Whately especially praised Austen’s ability to create characters who “mingle goodness and villainy, weakness and virtue, as in life they are always mingled.” Whately concluded his remarks by comparing Austen’s art of characterisation to Dickens’, stating his preference for Austen’s.
Yet the response of nineteenth-century literary critics to Austen was not always so laudatory, and often anticipated the reservations of twentieth-century critics. An example of such a response was Lewes’ complaint in 1859 that Austen’s range of subjects and characters was too narrow. Praising her verisimilitude, Lewes added that nonetheless her focus was too often upon only the unlofty and the commonplace. (Twentieth-century Marxists, on the other hand, were to complain about what they saw as her exclusive emphasis on a lofty upper-middle class.) In any case, having been rescued by some literary critics from neglect and indeed gradually lionised by them, Austen steadily reached, by the mid-nineteenth century, the enviable pinnacle of being considered controversial.

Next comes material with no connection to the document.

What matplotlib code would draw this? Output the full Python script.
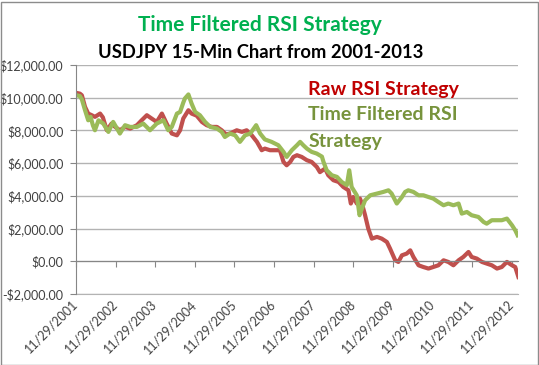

1. The author quotes Coleridge in order to
A. refute the literary opinions of certain religious and political groups
B. make a case for the inferiority of novels to poetry.
C. give an example of a writer who was not a literary reactionary
D. indicate how widespread was the attack on novels in the nearly nineteenth century
Sol:
When Coleridge, who was not a reactionary, could thus attack novels, we can well imagine how others, who were reactionaries or who were influenced by them, might have attacked novels.
2. It can be inferred from the passage that Whately found Dicken’s characters to be.
A. especially interesting to young readers
B. ordinary persons in recognisably human situations
C. less liable than Jane Austen’s characters to have a realistic mixture of moral qualities
D. more often villainous and weak than virtuous and good
3. According to the passage, the lack of critical attention paid to Jane Austen can be explained by all of the following nineteenth-century attitudes towards the novel except the
A. assurance felt by many people that novels weakened the mind
B. certainty shared by many political commentators that the range of novels was too narrow
C. lack of interest shown by some critics in novels that were published anonymously
D. fear exhibited by some religious and political groups that novels had the power to portray immoral characters attractively
Sol:
(a) and (d) are mentioned in the first paragraph as factors resulting in “lack of critical attention”.
(c) is also stated as such as factor: see the sentence within brackets in the second paragraph. (b) is, in fact, the result of critical attention.
4. The author would most likely agree that which of the following is the best measure of a writer’s literary success?
A. of the writer’s work in an academic curriculum
B. Publication of the writer’s work in the writer’s own name
C. Existence of debate among critics about the writer’s work
D. Praise of the writer’s work by religious and political groups
Sol:
The last sentence of the passage says that “being considered controversial” (that is, existence of debate) is the “enviable pinnacle” (highest point everyone wishes to reach).